▶ [WORK TO COMPLETE]:
From the entries that follow, gather each line holding the word "seaborn".

Source code of charts:
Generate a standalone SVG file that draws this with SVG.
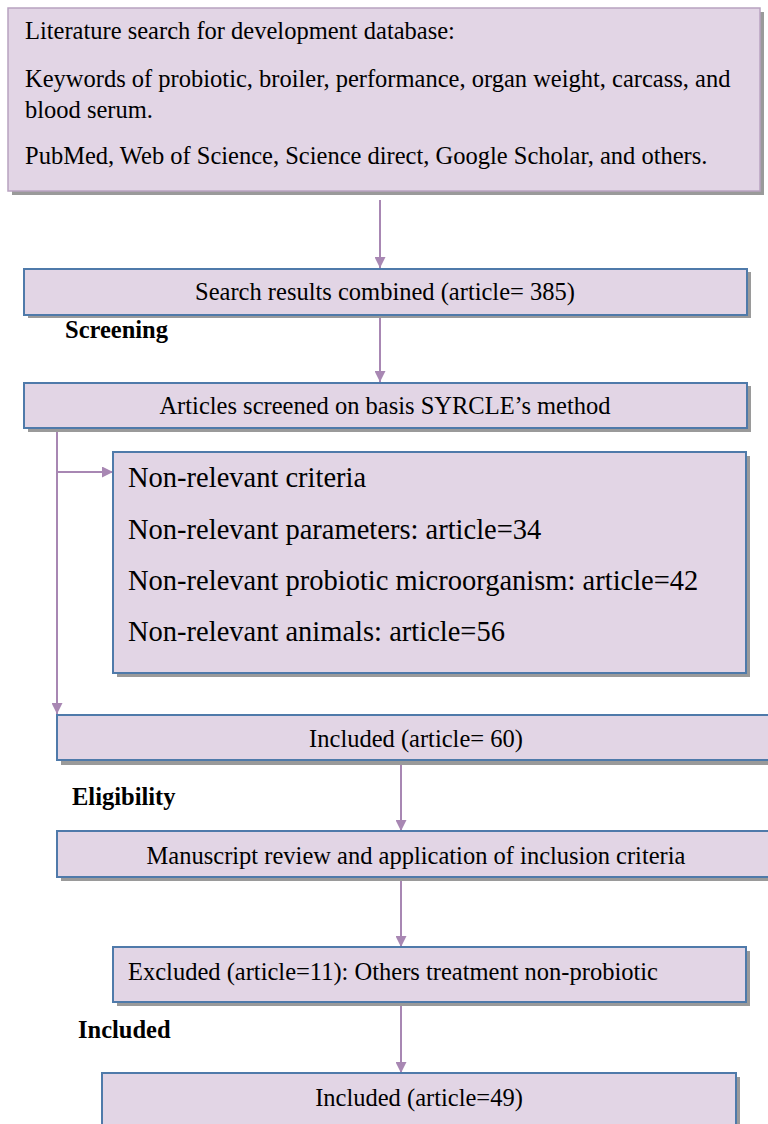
<svg xmlns="http://www.w3.org/2000/svg" width="768" height="1124" viewBox="0 0 768 1124">
<style>
.box{fill:#e2d5e5;stroke:#4f7aaa;stroke-width:2}
.top{fill:#e2d5e5;stroke:#b8a2c0;stroke-width:1.5}
.sh{fill:#9a9a9a}
.t{font-family:"Liberation Serif",serif;font-size:24.5px;fill:#000}
.tc{font-family:"Liberation Serif",serif;font-size:24.5px;fill:#000;text-anchor:middle}
.tl{font-family:"Liberation Serif",serif;font-size:28.5px;fill:#000}
.b{font-family:"Liberation Serif",serif;font-size:24.5px;font-weight:bold;fill:#000}
.c{stroke:#a887b3;stroke-width:2;fill:none}
</style>
<defs>
<marker id="ah2" viewBox="0 0 10 10" refX="10" refY="5" markerWidth="11" markerHeight="11" orient="auto" markerUnits="userSpaceOnUse">
<path d="M0,0 L10,5 L0,10 z" fill="#a887b3"/>
</marker>
</defs>
<g id="connectors">
<line class="c" x1="380" y1="200" x2="380" y2="268" marker-end="url(#ah2)"/>
<line class="c" x1="380" y1="316" x2="380" y2="382" marker-end="url(#ah2)"/>
<line class="c" x1="57" y1="429" x2="57" y2="714" marker-end="url(#ah2)"/>
<line class="c" x1="57" y1="472" x2="113" y2="472" marker-end="url(#ah2)"/>
<line class="c" x1="401" y1="762" x2="401" y2="831" marker-end="url(#ah2)"/>
<line class="c" x1="401" y1="878" x2="401" y2="947" marker-end="url(#ah2)"/>
<line class="c" x1="401" y1="1003" x2="401" y2="1073" marker-end="url(#ah2)"/>
</g>
<g id="n1">
<rect class="sh" x="12" y="12" width="752" height="183"/>
<rect class="top" x="8" y="8" width="752" height="183"/>
<text class="t" x="25" y="39">Literature search for development database:</text>
<text class="t" x="25" y="87">Keywords of probiotic, broiler, performance, organ weight, carcass, and</text>
<text class="t" x="25" y="118">blood serum.</text>
<text class="t" x="25" y="164">PubMed, Web of Science, Science direct, Google Scholar, and others.</text>
</g>
<g id="n2">
<rect class="sh" x="28" y="272" width="723" height="46"/>
<rect class="box" x="24" y="269" width="723" height="46"/>
<text class="tc" x="385" y="300">Search results combined (article= 385)</text>
</g>
<text class="b" x="65" y="338">Screening</text>
<g id="n3">
<rect class="sh" x="28" y="386" width="723" height="46"/>
<rect class="box" x="24" y="383" width="723" height="45"/>
<text class="tc" x="385" y="414">Articles screened on basis SYRCLE’s method</text>
</g>
<g id="n4">
<rect class="sh" x="117" y="456" width="633" height="221"/>
<rect class="box" x="113" y="452" width="633" height="221"/>
<text class="tl" x="128" y="487">Non-relevant criteria</text>
<text class="tl" x="128" y="539">Non-relevant parameters: article=34</text>
<text class="tl" x="128" y="590">Non-relevant probiotic microorganism: article=42</text>
<text class="tl" x="128" y="641">Non-relevant animals: article=56</text>
</g>
<g id="n5">
<rect class="sh" x="61" y="719" width="712" height="46"/>
<rect class="box" x="57" y="715" width="712" height="45"/>
<text class="tc" x="416" y="747">Included (article= 60)</text>
</g>
<text class="b" x="72" y="805">Eligibility</text>
<g id="n6">
<rect class="sh" x="61" y="835" width="712" height="46"/>
<rect class="box" x="57" y="831" width="712" height="46"/>
<text class="tc" x="416" y="864">Manuscript review and application of inclusion criteria</text>
</g>
<g id="n7">
<rect class="sh" x="117" y="951" width="633" height="55"/>
<rect class="box" x="113" y="947" width="633" height="55"/>
<text class="t" x="128" y="980">Excluded (article=11): Others treatment non-probiotic</text>
</g>
<text class="b" x="78" y="1038">Included</text>
<g id="n8">
<rect class="sh" x="106" y="1077" width="634" height="60"/>
<rect class="box" x="102" y="1073" width="634" height="60"/>
<text class="tc" x="419" y="1106">Included (article=49)</text>
</g>
</svg>
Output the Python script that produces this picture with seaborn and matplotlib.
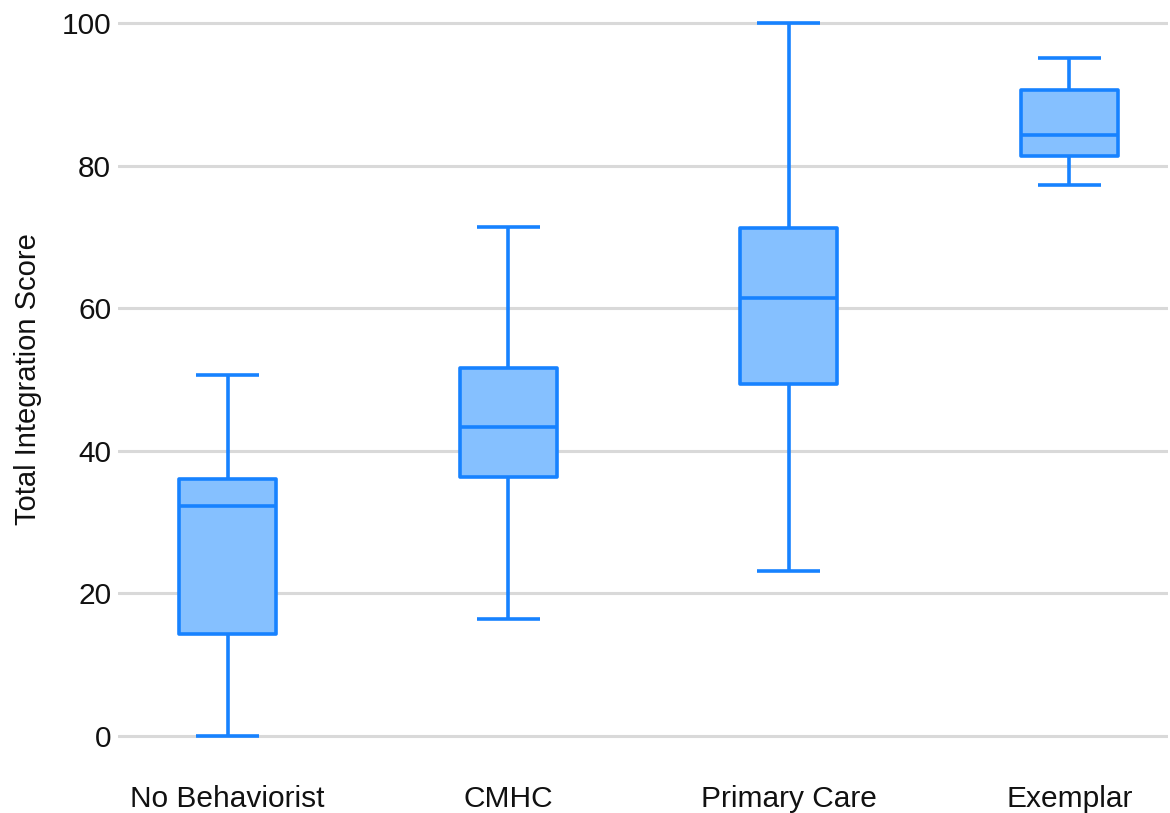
import numpy as np
import pandas as pd
import matplotlib
matplotlib.use("Agg")
import matplotlib.pyplot as plt
import seaborn as sns

categories = ["No Behaviorist", "CMHC", "Primary Care", "Exemplar"]
whisker_low = [0.0, 16.4, 23.1, 77.3]
q1 = [14.3, 36.3, 49.4, 81.3]
median = [32.3, 43.3, 61.4, 84.3]
q3 = [36.0, 51.6, 71.2, 90.6]
whisker_high = [50.6, 71.4, 100.0, 95.1]
yticks = [0, 20, 40, 60, 80, 100]

rows = []
for i, c in enumerate(categories):
    for v in (whisker_low[i], q1[i], median[i], q3[i], whisker_high[i]):
        rows.append({"group": c, "score": v})
df = pd.DataFrame(rows)

sns.set_style("white")
plt.rcParams["font.family"] = ["Liberation Sans", "DejaVu Sans"]

fig = plt.figure(figsize=(11.7, 8.13), dpi=100)
ax = fig.add_axes([0.101, 0.0771, 0.897, 0.9122])

edge = "#1782ff"
face = "#85c0ff"
sns.boxplot(data=df, x="group", y="score", order=categories, ax=ax,
            whis=np.inf, width=0.345, color=face, linecolor=edge,
            linewidth=2.6, saturation=1, capwidths=0.224)

for line in ax.lines:
    line.set_solid_capstyle("butt")
for p in ax.patches:
    p.set_joinstyle("round")

ax.set_xlim(-0.39, 3.35)
ax.set_ylim(-2, 102)
ax.set_yticks(yticks)
ax.yaxis.grid(True, color="#d9d9d9", linewidth=2.2)
ax.set_axisbelow(True)
for s in ax.spines.values():
    s.set_visible(False)
ax.tick_params(axis="both", length=0, labelsize=21.5, colors="#111111")
ax.tick_params(axis="y", pad=5)
ax.tick_params(axis="x", pad=25)
ax.set_xlabel("")
ax.set_ylabel("Total Integration Score", fontsize=21, color="#111111", labelpad=14)

fig.savefig("out.png", dpi=100)
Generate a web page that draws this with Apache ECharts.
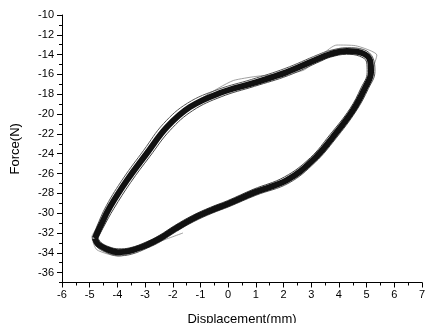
<!DOCTYPE html>
<html>
<head>
<meta charset="utf-8">
<script src="https://cdn.jsdelivr.net/npm/echarts@6/dist/echarts.min.js"></script>
<style>html,body{margin:0;padding:0;background:#fff}#c{width:425px;height:323px}</style>
</head>
<body>
<div id="c"></div>
<script>
// Displacement (mm), Force (N) pairs
var cycleMain = [[-4.81,-32.53],[-4.70,-33.13],[-4.38,-33.64],[-3.98,-33.94],[-3.55,-33.80],[-2.93,-33.20],[-2.46,-32.55],[-1.90,-31.55],[-1.27,-30.55],[-0.60,-29.70],[0.00,-29.05],[0.95,-27.90],[2.12,-26.67],[3.06,-24.65],[3.78,-22.32],[4.51,-19.60],[4.94,-17.37],[5.16,-15.76],[5.12,-14.55],[4.83,-13.84],[4.29,-13.64],[3.68,-13.94],[3.31,-14.34],[2.12,-15.76],[0.90,-16.87],[-0.30,-17.88],[-1.38,-19.29],[-2.21,-21.31],[-2.93,-23.94],[-3.65,-26.67],[-4.27,-29.39],[-4.63,-31.41],[-4.81,-32.53]];
var cycleOuter = [[-4.90,-32.5],[-4.78,-33.3],[-4.42,-33.95],[-3.98,-34.3],[-3.5,-34.15],[-2.9,-33.5],[-2.43,-32.85],[-1.87,-31.85],[-1.24,-30.85],[-0.57,-30.0],[0.03,-29.35],[1.0,-28.2],[2.2,-26.95],[3.15,-24.85],[3.88,-22.5],[4.62,-19.7],[5.07,-17.4],[5.3,-15.7],[5.24,-14.4],[4.9,-13.5],[4.3,-13.3],[3.65,-13.6],[3.25,-14.0],[2.05,-15.4],[0.85,-16.5],[-0.35,-17.5],[-1.47,-18.9],[-2.33,-20.95],[-3.05,-23.65],[-3.78,-26.45],[-4.4,-29.25],[-4.75,-31.4],[-4.90,-32.5]];
var cycleInner = [[-4.70,-32.5],[-4.60,-32.95],[-4.30,-33.4],[-3.95,-33.6],[-3.55,-33.5],[-2.95,-32.9],[-2.49,-32.25],[-1.93,-31.25],[-1.3,-30.25],[-0.63,-29.4],[-0.03,-28.75],[0.9,-27.6],[2.03,-26.35],[2.97,-24.4],[3.67,-22.1],[4.4,-19.45],[4.8,-17.35],[5.02,-15.8],[5.0,-14.75],[4.74,-14.15],[4.27,-13.97],[3.7,-14.25],[3.35,-14.65],[2.18,-16.1],[0.95,-17.2],[-0.25,-18.25],[-1.28,-19.65],[-2.1,-21.65],[-2.82,-24.25],[-3.52,-26.9],[-4.13,-29.55],[-4.5,-31.4],[-4.70,-32.5]];
var cycleStray = [[-1.63,-32.0],[-2.5,-32.9],[-3.0,-33.5],[-3.95,-34.35],[-4.74,-33.7],[-4.92,-32.4],[-4.7,-31.3],[-4.3,-29.3],[-3.7,-26.6],[-3.0,-23.8],[-2.2,-21.1],[-1.3,-19.0],[-0.3,-17.3],[0.2,-16.6],[1.0,-16.2],[2.7,-15.6],[3.93,-13.03],[4.6,-13.1],[5.37,-14.04],[5.2,-15.6],[4.9,-17.5],[4.55,-19.6]];
var xTicks = [-6,-5,-4,-3,-2,-1,0,1,2,3,4,5,6,7];
var yTicks = [-36,-34,-32,-30,-28,-26,-24,-22,-20,-18,-16,-14,-12,-10];
var yMinor = [-37,-35,-33,-31,-29,-27,-25,-23,-21,-19,-17,-15,-13,-11];

var font = 'Liberation Sans, Arial, sans-serif';
var chart = echarts.init(document.getElementById('c'), null, {renderer:'canvas'});
chart.setOption({
  animation:false,
  grid:{left:62, right:3, top:15, bottom:40.5, containLabel:false, outerBoundsMode:'none'},
  xAxis:{
    type:'value', min:xTicks[0], max:xTicks[xTicks.length-1], interval:1,
    name:'Displacement(mm)', nameLocation:'middle', nameGap:30,
    nameTextStyle:{fontFamily:font, fontSize:13, color:'#000'},
    axisLine:{onZero:false, lineStyle:{color:'#000', width:1}},
    axisTick:{show:true, length:5, lineStyle:{color:'#000'}},
    minorTick:{show:true, splitNumber:2, length:3, lineStyle:{color:'#000'}},
    axisLabel:{fontFamily:font, fontSize:11, color:'#000', margin:7},
    splitLine:{show:false}
  },
  yAxis:[{
    type:'value', min:-37, max:-10,
    name:'Force(N)', nameLocation:'middle', nameGap:40,
    nameTextStyle:{fontFamily:font, fontSize:13, color:'#000'},
    axisLine:{onZero:false, lineStyle:{color:'#000', width:1}},
    axisTick:{show:true, length:5, customValues:yTicks, lineStyle:{color:'#000'}},
    axisLabel:{fontFamily:font, fontSize:11, color:'#000', margin:8, customValues:yTicks},
    splitLine:{show:false}
  },{
    type:'value', min:-37, max:-10, position:'left',
    axisLine:{show:false, onZero:false},
    axisTick:{show:true, length:3, customValues:yMinor, lineStyle:{color:'#000'}},
    axisLabel:{show:false, customValues:yMinor},
    splitLine:{show:false}
  }],
  series:[
    {type:'line', data:cycleStray, showSymbol:false, smooth:0.2, lineStyle:{color:'#888', width:0.8}},
    {type:'line', data:cycleOuter, showSymbol:false, smooth:0.4, lineStyle:{color:'#555', width:1}},
    {type:'line', data:cycleInner, showSymbol:false, smooth:0.4, lineStyle:{color:'#444', width:1}},
    {type:'line', data:cycleMain, showSymbol:false, smooth:0.4, lineStyle:{color:'#111', width:6}}
  ]
});
</script>
</body>
</html>
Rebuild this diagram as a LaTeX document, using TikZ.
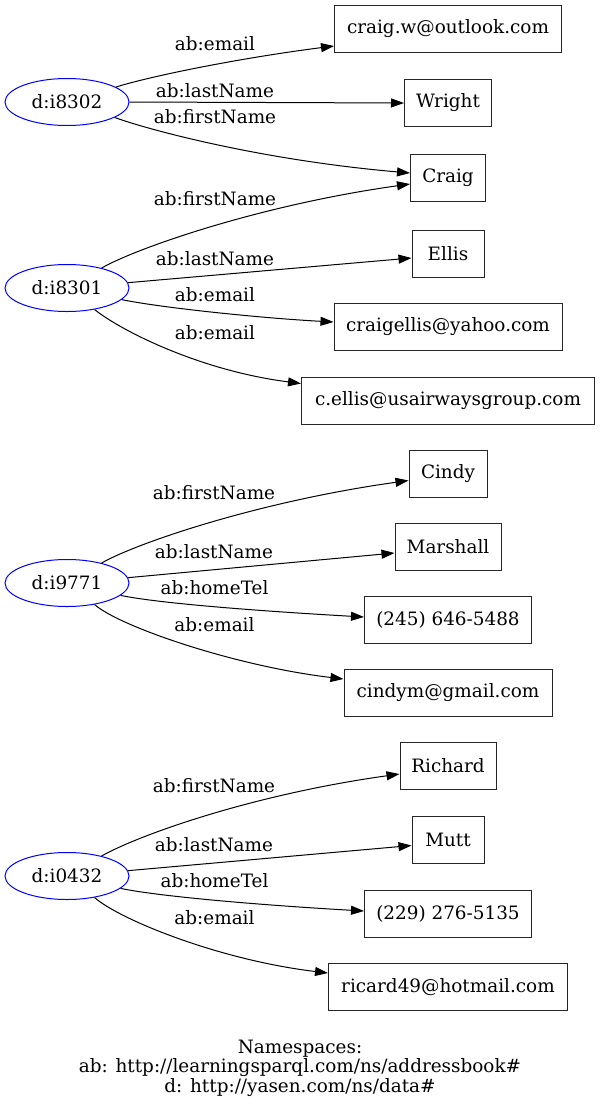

▶ [SOLUTION TO THE EXERCISE]:
Output the Python script that produces this picture with seaborn and matplotlib.
import seaborn as sns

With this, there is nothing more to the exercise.